Serwa Phillips, eight, clutched at her mother’s skirts, appearing afraid, as the red and blue devils attempted to scare visitors out of their money.
Her mother, Dara, laughed and noted that her daughter had to be play acting, as she has “played mas since age three and was very familiar with traditional mas characters.”
Peeking out from behind her mother’s skirt, the little girl succumbed to the lure of a jab jab and tentatively touched his reddened finger tips.
“We are loving it. This is a family thing for us, the Original Jab Jab Band, from Couva, it’s all part of who we are,” said 19-year-old Renella Alfred and Lana Harry, 16, one of the whip-cracking jab jabs.
As for the food, one patron sipped her hot cup of corn soup and joked about her intention to “make it last, as the lines long, long”.
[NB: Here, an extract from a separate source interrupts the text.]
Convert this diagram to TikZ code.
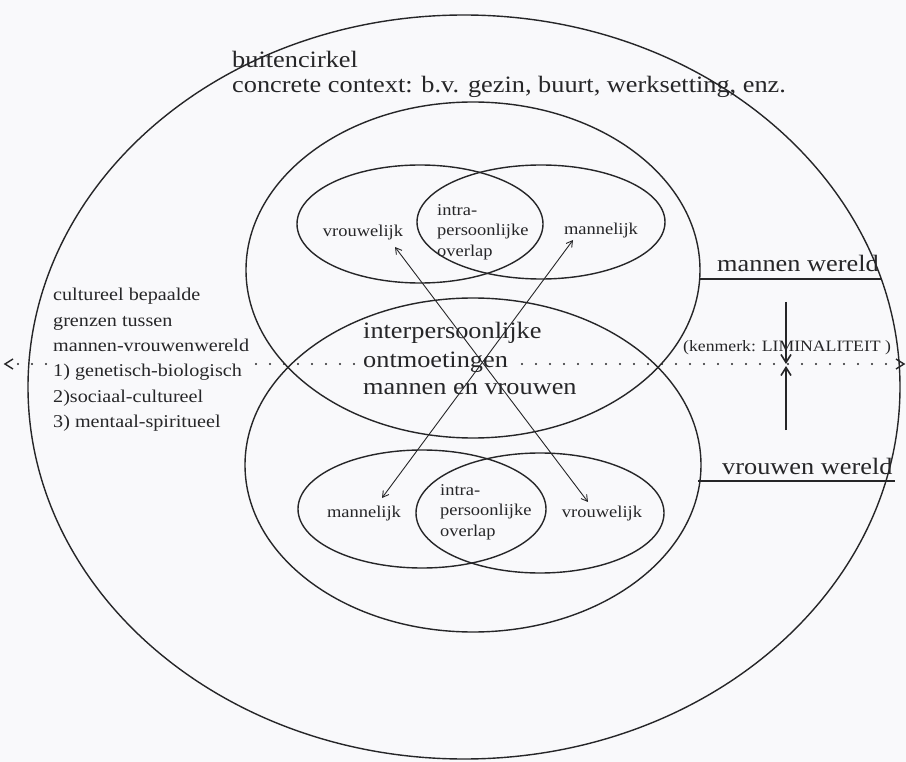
\documentclass[tikz,border=0pt]{standalone}
\usepackage{fontspec}
\setmainfont{Liberation Serif}[FakeStretch=1.12]
\usetikzlibrary{arrows.meta}
\definecolor{ink}{RGB}{38,38,40}
\definecolor{paper}{RGB}{249,249,251}
\begin{document}
\begin{tikzpicture}[x=1pt,y=-1pt,
  every node/.style={inner sep=0pt, text=ink},
  ring/.style={draw=ink, line width=1.4pt},
  bigtxt/.style={font=\fontsize{23.5}{25}\selectfont},
  midtxt/.style={font=\fontsize{18}{25.4}\selectfont},
  smalltxt/.style={font=\fontsize{16.5}{20.5}\selectfont, align=left},
  kentxt/.style={font=\fontsize{15.8}{18}\selectfont},
  gap/.style={fill=paper, inner xsep=3pt, inner ysep=3pt},
  dbl/.style={draw=ink, line width=0.9pt, {Straight Barb[length=6pt,width=7pt]}-{Straight Barb[length=6pt,width=7pt]}},
  vert/.style={draw=ink, line width=1.6pt, -{Straight Barb[length=8pt,width=10pt]}},
  dots/.style={draw=ink, line width=2.2pt, line cap=round, dash pattern=on 0pt off 14pt},
  uline/.style={draw=ink, line width=1.7pt},
  chev/.style={draw=ink, line width=1.4pt},
]
\fill[paper] (0,0) rectangle (906,762);
\useasboundingbox (0,0) rectangle (906,762);

% dotted boundary line
\coordinate (dl) at (18,364);
\coordinate (dr) at (892,364);
\draw[dots] (dl) -- (dr);
\draw[chev] (13,359) -- (5,364) -- (13,369);
\draw[chev] (896,359) -- (904,364) -- (896,369);

% top texts
\node[bigtxt, anchor=base west] (t1) at (232,68) {buitencirkel};
\node[bigtxt, anchor=base west] (t2) at (232,93) {concrete context: b.v. gezin, buurt, werksetting, enz.};

% left block
\node[midtxt, anchor=base west] (g1) at (53,301) {cultureel bepaalde};
\node[midtxt, anchor=base west] (g2) at (53,326.5) {grenzen tussen};
\node[midtxt, anchor=base west] (g3) at (53,352) {mannen-vrouwenwereld};
\node[midtxt, gap, anchor=base west] (g4) at (50,377) {1) genetisch-biologisch};
\node[midtxt, anchor=base west] (g5) at (53,402.5) {2)sociaal-cultureel};
\node[midtxt, anchor=base west] (g6) at (53,428) {3) mentaal-spiritueel};

% central text
\node[bigtxt, anchor=base west] (c1) at (363,339) {interpersoonlijke};
\node[bigtxt, gap, anchor=base west] (c2) at (360,367) {ontmoetingen};
\node[bigtxt, anchor=base west] (c3) at (363,395) {mannen en vrouwen};

% right labels
\node[bigtxt, anchor=base west] (mw) at (717,272) {mannen wereld};
\node[bigtxt, anchor=base west] (vw) at (722,474) {vrouwen wereld};
\node[kentxt, anchor=base west] (ken) at (683,352) {(kenmerk: LIMINALITEIT )};

% small ellipse texts
\node[smalltxt, anchor=base] (uv) at (363,237) {vrouwelijk};
\node[smalltxt, anchor=north west] (ui) at (437,204) {intra-\\persoonlijke\\overlap};
\node[smalltxt, anchor=base] (um) at (601,235) {mannelijk};
\node[smalltxt, anchor=base] (lm) at (364,517) {mannelijk};
\node[smalltxt, anchor=north west] (li) at (440,484) {intra-\\persoonlijke\\overlap};
\node[smalltxt, anchor=base] (lv) at (602,517) {vrouwelijk};

% ellipses
\draw[ring] (464,387) ellipse [x radius=436pt, y radius=372pt];
\draw[ring] (473,270) ellipse [x radius=227pt, y radius=168pt];
\draw[ring] (473,465) ellipse [x radius=228pt, y radius=167pt];
\draw[ring] (420,224) ellipse [x radius=123pt, y radius=59pt];
\draw[ring] (541,222) ellipse [x radius=124pt, y radius=57pt];
\draw[ring] (422,509) ellipse [x radius=124pt, y radius=59pt];
\draw[ring] (540,513) ellipse [x radius=124pt, y radius=60pt];

% underlines
\coordinate (m1) at (700,279); \coordinate (m2) at (882,279);
\coordinate (w1) at (698,481); \coordinate (w2) at (895,481);
\draw[uline] (m1) -- (m2);
\draw[uline] (w1) -- (w2);

% crossing double arrows
\coordinate (a1) at (395,247); \coordinate (a2) at (588,502);
\coordinate (b1) at (573,240); \coordinate (b2) at (382,498);
\draw[dbl] (a1) -- (a2);
\draw[dbl] (b1) -- (b2);

% liminality arrows
\coordinate (v1) at (786,302); \coordinate (v2) at (786,364);
\coordinate (v3) at (786,430); \coordinate (v4) at (786,366);
\draw[vert] (v1) -- (v2);
\draw[vert] (v3) -- (v4);
\end{tikzpicture}
\end{document}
Throngs of people pushed their way through the Food Market in their attempts to try out the variety of national and regional dishes being offered.
Not everyone was happy about Carifesta. Taxi driver, Roy McMillan, 65, complained that since the festival began, his income took a hit because people preferred to drive to the festival or carpool than take a taxi.
And a vendor who sold drinks from a plastic bucket outside the main event called for more consideration for those who were unable to afford booths on the grounds of the Savannah, as they too had “back to school preparations to face just like any other citizen.”